Researchers have shown that it’s near impossible for us to excavate our unconscious thoughts, feelings, and motives. 

Because so much is hidden from our conscious awareness, we end up inventing answers that feel true but are often wrong.

Asking “Why” feeds into this. 

Eurich gives an example of a brand manager who got a terrible performance review from his new boss. 

He could have asked himself "Why are we like oil and water?" but instead chose to ask "What can I do to show her I'm the best person for this job?" Eurich notes, it changed everything. 

Asking why they are so different wouldn’t really have led the brand manager to a solution. 

Instead, he probably would have been frustrated in thinking they are too different to work effectively together. Asking the “what” question allowed him to remove his feelings from the situation and focus on the action he could take. 

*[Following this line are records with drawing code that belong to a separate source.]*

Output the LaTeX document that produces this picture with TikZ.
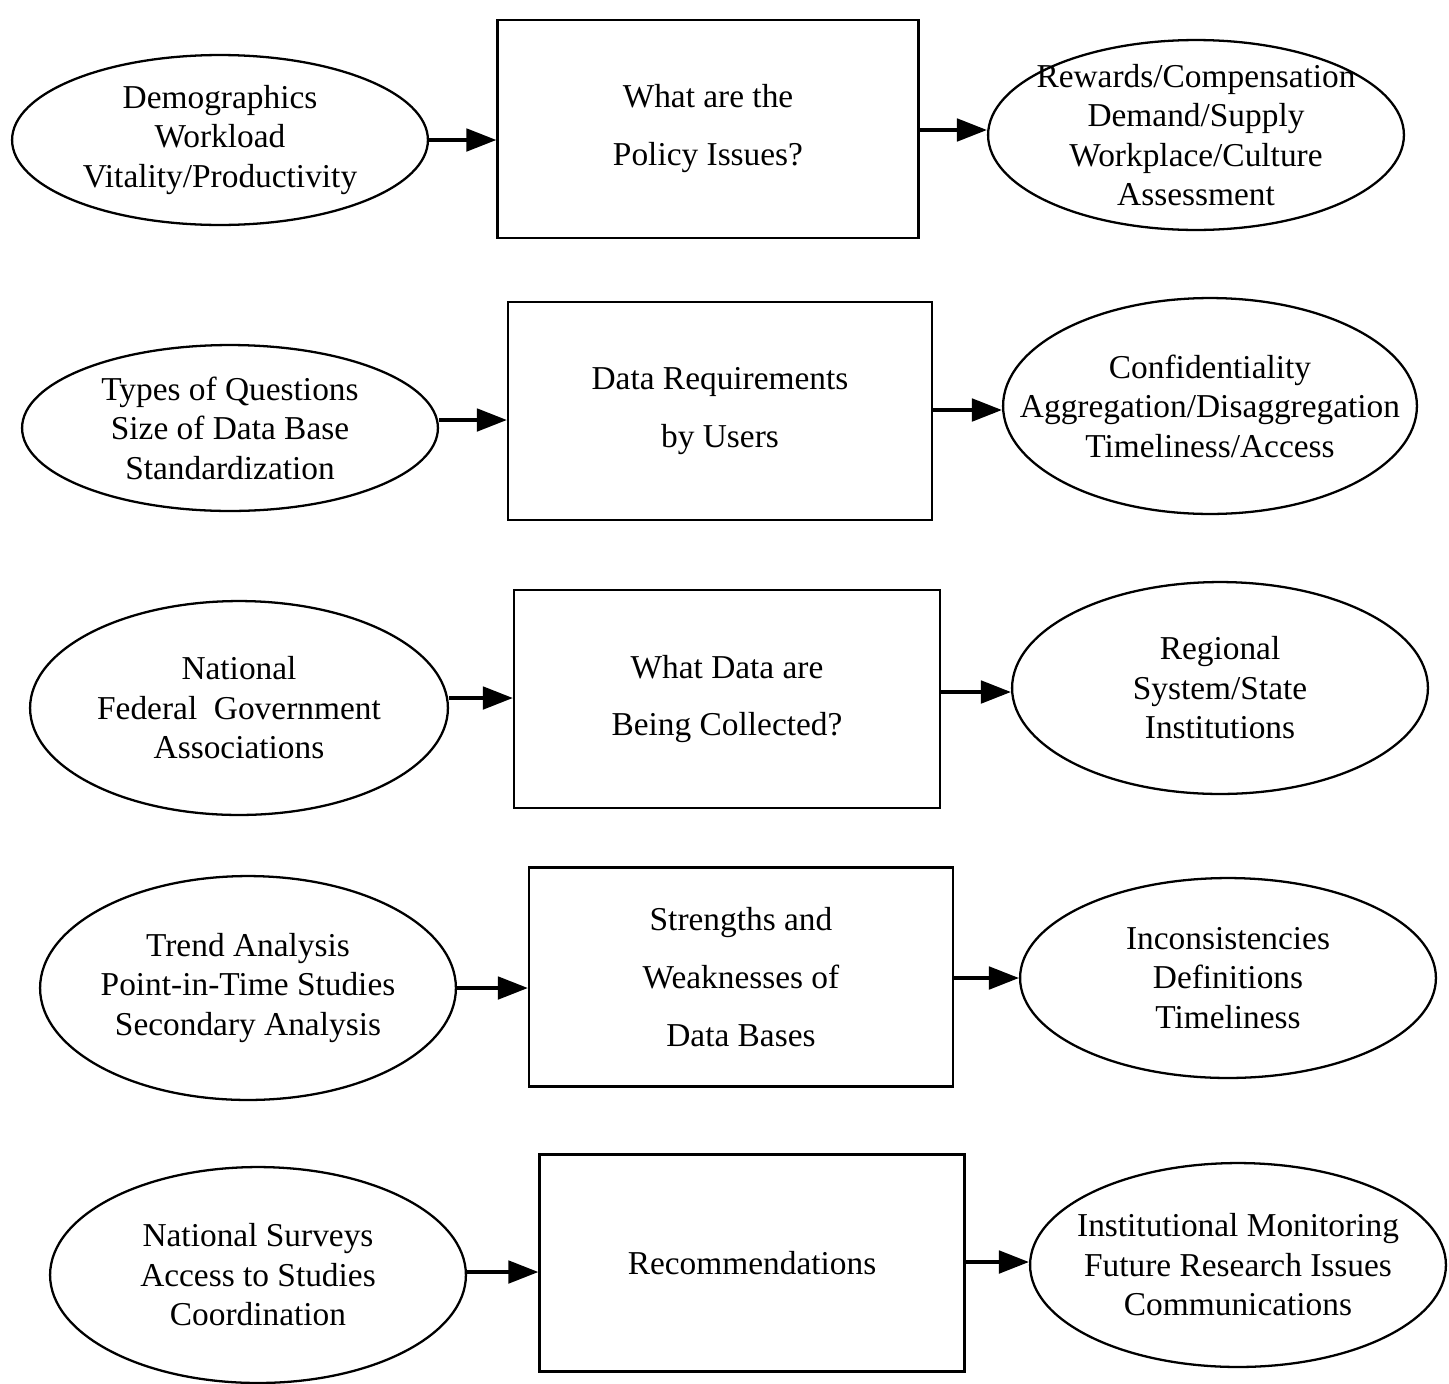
\documentclass[tikz,border=0pt]{standalone}
\usepackage{fontspec}
\setmainfont{Liberation Serif}
\usetikzlibrary{shapes.geometric,arrows.meta}
\begin{document}
\begin{tikzpicture}[x=0.02cm,y=-0.02cm,
  oval/.style={draw,line width=1.3pt,ellipse,inner sep=0pt},
  ovtext/.style={font=\fontsize{19}{22.5}\selectfont,align=center,inner sep=0pt},
  boxn/.style={draw,line width=1.3pt,rectangle,inner sep=0pt,font=\fontsize{19}{33}\selectfont,align=center},
  arr/.style={line width=2pt,-{Triangle[length=0.6cm,width=0.45cm]}}]
\useasboundingbox (0,0) rectangle (1449,1383);
\newcommand{\ov}[6]{\node[oval,minimum width=#4*0.04cm,minimum height=#5*0.04cm] (#1) at (#2,#3) {};
  \node[ovtext] (#1t) at (#1) {#6};}
\newcommand{\bx}[6]{\node[boxn,minimum width=#4*0.02cm,minimum height=#5*0.02cm] (#1) at (#2,#3) {#6};}
% row 1
\ov{l1}{220}{140}{208}{85}{Demographics\\Workload\\Vitality/Productivity}
\bx{b1}{708}{129}{421}{218}{What are the\\Policy Issues?}
\ov{r1}{1196}{135}{208}{95}{Rewards/Compensation\\Demand/Supply\\Workplace/Culture\\Assessment}
% row 2
\ov{l2}{230}{428}{208}{83}{Types of Questions\\Size of Data Base\\Standardization}
\bx{b2}{720}{411}{424}{218}{Data Requirements\\by Users}
\ov{r2}{1210}{406}{207}{108}{Confidentiality\\Aggregation/Disaggregation\\Timeliness/Access}
% row 3
\ov{l3}{239}{708}{209}{107}{National\\Federal~~Government\\Associations}
\bx{b3}{727}{699}{426}{218}{What Data are\\Being Collected?}
\ov{r3}{1220}{688}{208}{106}{Regional\\System/State\\Institutions}
% row 4
\ov{l4}{248}{988}{208}{112}{Trend Analysis\\Point-in-Time Studies\\Secondary Analysis}
\bx{b4}{741}{977}{424}{219}{Strengths and\\Weaknesses of\\Data Bases}
\ov{r4}{1228}{978}{208}{100}{Inconsistencies\\Definitions\\Timeliness}
% row 5
\ov{l5}{258}{1275}{208}{108}{National Surveys\\Access to Studies\\Coordination}
\bx{b5}{752}{1263}{425}{217}{Recommendations}
\ov{r5}{1238}{1265}{208}{102}{Institutional Monitoring\\Future Research Issues\\Communications}
% arrows
\draw[arr] (l1.east) -- (b1.west |- l1.east);
\draw[arr] (b1.east |- 0,130) -- (r1.west |- 0,130);
\draw[arr] (l2.east |- 0,420) -- (b2.west |- 0,420);
\draw[arr] (b2.east |- 0,410) -- (r2.west |- 0,410);
\draw[arr] (l3.east |- 0,698) -- (b3.west |- 0,698);
\draw[arr] (b3.east |- 0,692) -- (r3.west |- 0,692);
\draw[arr] (l4.east |- 0,988) -- (b4.west |- 0,988);
\draw[arr] (b4.east |- 0,978) -- (r4.west |- 0,978);
\draw[arr] (l5.east |- 0,1272) -- (b5.west |- 0,1272);
\draw[arr] (b5.east |- 0,1262) -- (r5.west |- 0,1262);
\end{tikzpicture}
\end{document}
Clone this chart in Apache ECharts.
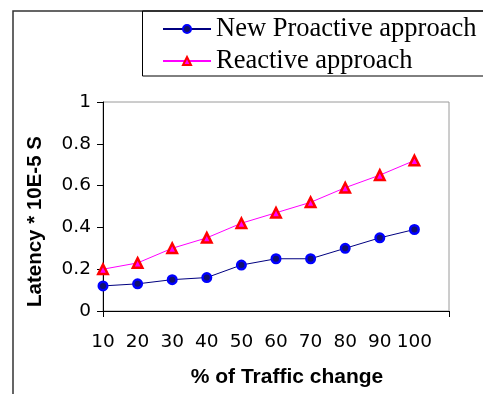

Eurich says, “I have seen so much evidence that self-awareness gives us a much better shot at finding happiness and success in this crazy world. 

To start, we just need to change one simple word. Change ‘why’ to ‘what.’ 

Why-questions trap us in that rearview mirror. What-questions move us forward to our future.

Since my meeting with Chris, I’ve made a conscious effort to focus more on asking “what” questions instead of “why” questions and have realized I’m more productive and present because of it. 

Now, I don’t believe I’m truly self-aware yet but I do believe in the importance of it and am committed to developing that trait daily. And that, to me, is a step in the right direction.